A second meaning of מַסֵּכָה , still with the root נ-ס-ך, is ‘molten cast’, remotely akin to the ‘pouring’ of the first one, as in the case of the golden calf, Ex. 32:4 “… וַיַּעֲשֵׂהוּ עֵגֶל מַסֵּכָה … ”

About Shlomo Karni


  1. 1. Is it just coincidence that the English word mask is like the Hebrew word massekhah?
    2. Is there a connection between n-s-kh and n-t-kh (as in mattekhet)?

  2. Prof. Karni:

    can you please explain (1) how we know that “sachach” and “sachah” have the same root (rather than two differnt roots, one ending in kaf and one ending in heh) and (2) how we know that when not just one but two letters change (i.e. not only is a kaf replaced by a heh, but also a samech is replaced by a sin) it is still the same root? Thanks

  3. To Anonymous:
    1. This is a fascinating topic. There are other words that sound almost the same. Coincidence? (I’ll come up with examples later).

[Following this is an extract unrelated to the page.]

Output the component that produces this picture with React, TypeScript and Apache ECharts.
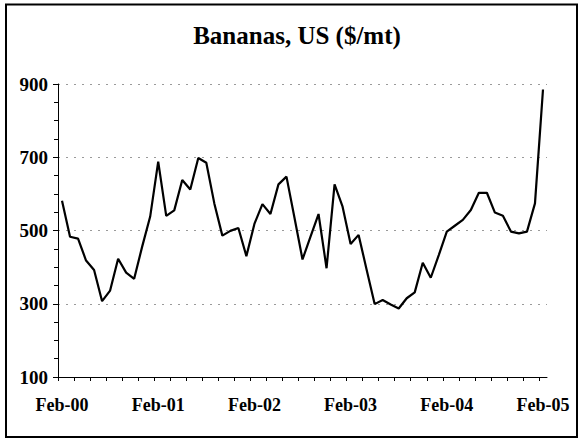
import React, { useEffect, useRef } from "react";
import * as echarts from "echarts";

// Monthly prices, Feb-2000 .. Feb-2005 (61 months)
const months: string[] = [
  "Feb-00","Mar-00","Apr-00","May-00","Jun-00","Jul-00","Aug-00","Sep-00","Oct-00","Nov-00","Dec-00","Jan-01",
  "Feb-01","Mar-01","Apr-01","May-01","Jun-01","Jul-01","Aug-01","Sep-01","Oct-01","Nov-01","Dec-01","Jan-02",
  "Feb-02","Mar-02","Apr-02","May-02","Jun-02","Jul-02","Aug-02","Sep-02","Oct-02","Nov-02","Dec-02","Jan-03",
  "Feb-03","Mar-03","Apr-03","May-03","Jun-03","Jul-03","Aug-03","Sep-03","Oct-03","Nov-03","Dec-03","Jan-04",
  "Feb-04","Mar-04","Apr-04","May-04","Jun-04","Jul-04","Aug-04","Sep-04","Oct-04","Nov-04","Dec-04","Jan-05",
  "Feb-05",
];

const prices: number[] = [
  581, 483, 478, 418, 392, 307, 336, 423, 385, 368, 456, 538,
  688, 540, 555, 638, 612, 698, 685, 574, 486, 499, 507, 430,
  518, 572, 545, 626, 647, 535, 421, 483, 545, 397, 626, 565,
  463, 488, 393, 299, 310, 298, 287, 315, 331, 412, 371, 433,
  497, 513, 529, 556, 603, 603, 549, 540, 497, 492, 497, 574,
  885,
];

const xTickLabels: string[] = ["Feb-00", "Feb-01", "Feb-02", "Feb-03", "Feb-04", "Feb-05"];
const yTicks: number[] = [100, 300, 500, 700, 900];
const titleText = "Bananas, US ($/mt)";

const FONT = "Liberation Serif, Times New Roman, serif";

export default function App() {
  const ref = useRef<HTMLDivElement>(null);

  useEffect(() => {
    document.body.style.margin = "0";
    if (!ref.current) return;
    const chart = echarts.init(ref.current, undefined, { renderer: "svg" });

    const data = prices.map((v, i) => [i + 0.5, v]);
    const tickPositions: number[] = [];
    for (let i = 0; i <= months.length - 1; i += 2) tickPositions.push(i);
    const labelPositions: number[] = [];
    const labelMap: Record<string, string> = {};
    months.forEach((m, i) => {
      if (xTickLabels.includes(m)) {
        labelPositions.push(i + 0.5);
        labelMap[String(i + 0.5)] = m;
      }
    });

    chart.setOption({
      animation: false,
      backgroundColor: "#ffffff",
      grid: { left: 58, right: 33, top: 84, bottom: 61, containLabel: false },
      graphic: [
        {
          type: "rect",
          shape: { x: 6, y: 4.5, width: 571, height: 432.5 },
          style: { fill: "none", stroke: "#000", lineWidth: 2 },
          silent: true,
        },
        {
          type: "text",
          x: 297,
          y: 35.5,
          style: {
            text: titleText,
            fontFamily: FONT,
            fontWeight: "bold",
            fontSize: 25,
            fill: "#000",
            textAlign: "center",
            textVerticalAlign: "middle",
          },
        },
      ],
      xAxis: {
        type: "value",
        min: 0,
        max: months.length,
        axisLine: { show: true, lineStyle: { color: "#000", width: 1 } },
        axisTick: {
          show: true,
          length: 4,
          customValues: tickPositions,
          lineStyle: { color: "#000", width: 1 },
        },
        axisLabel: {
          customValues: labelPositions,
          formatter: (v: number) => labelMap[String(v)] ?? "",
          color: "#000",
          fontFamily: FONT,
          fontWeight: "bold",
          fontSize: 18,
          margin: 19,
        },
        splitLine: { show: false },
      },
      yAxis: {
        type: "value",
        min: yTicks[0],
        max: yTicks[yTicks.length - 1],
        interval: 200,
        axisLine: { show: true, lineStyle: { color: "#000", width: 1 } },
        axisTick: { show: true, length: 5, lineStyle: { color: "#000", width: 1 } },
        minorTick: { show: true, splitNumber: 4, length: 4, lineStyle: { color: "#000", width: 1 } },
        axisLabel: {
          color: "#000",
          fontFamily: FONT,
          fontWeight: "bold",
          fontSize: 19,
          margin: 10,
        },
        splitLine: {
          show: true,
          lineStyle: { color: "#9a9a9a", width: 1, type: [2, 6] },
        },
      },
      series: [
        {
          type: "line",
          data,
          showSymbol: false,
          symbol: "none",
          lineStyle: { color: "#000", width: 2.2 },
        },
      ],
    });

    return () => chart.dispose();
  }, []);

  return <div ref={ref} style={{ width: 580, height: 438 }} />;
}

    2.No. Natakh is related to both Ugaritian (n-t-kh) and Akkadian (nataku) – and both also mean ‘to pour’

  4. P.S. to Anonymous – I came up with כֶּבֶל and ‘cable’. There are others. Google “Hebrew words that sound like English”, and you’ll find some interesting articles (others – not so much).

    To Shmuel: (1) these do have two different roots (סכה has its Aramaic equivalent of סכא, no “room” for a final ך)
    (2) samech and sin are often interchangeable.As to two letters missing, there is no general rule (I think); just look at the root
    נ-ת-ן, and its infinitive תֵּת!

  5. MiMedinat HaYam

    chevel (with a chet) is an old hebrew (even in the torah) meaning rope, which “kebel” / “kable” as you spell it is a modern hebrew word which is the same in (almost) every language. like “gas” / “gaz”, “telephone”, “televizia” many others i cant think of right now. are the same in every language; call it an “international” word. (of course, “tele” words are greek in origin.)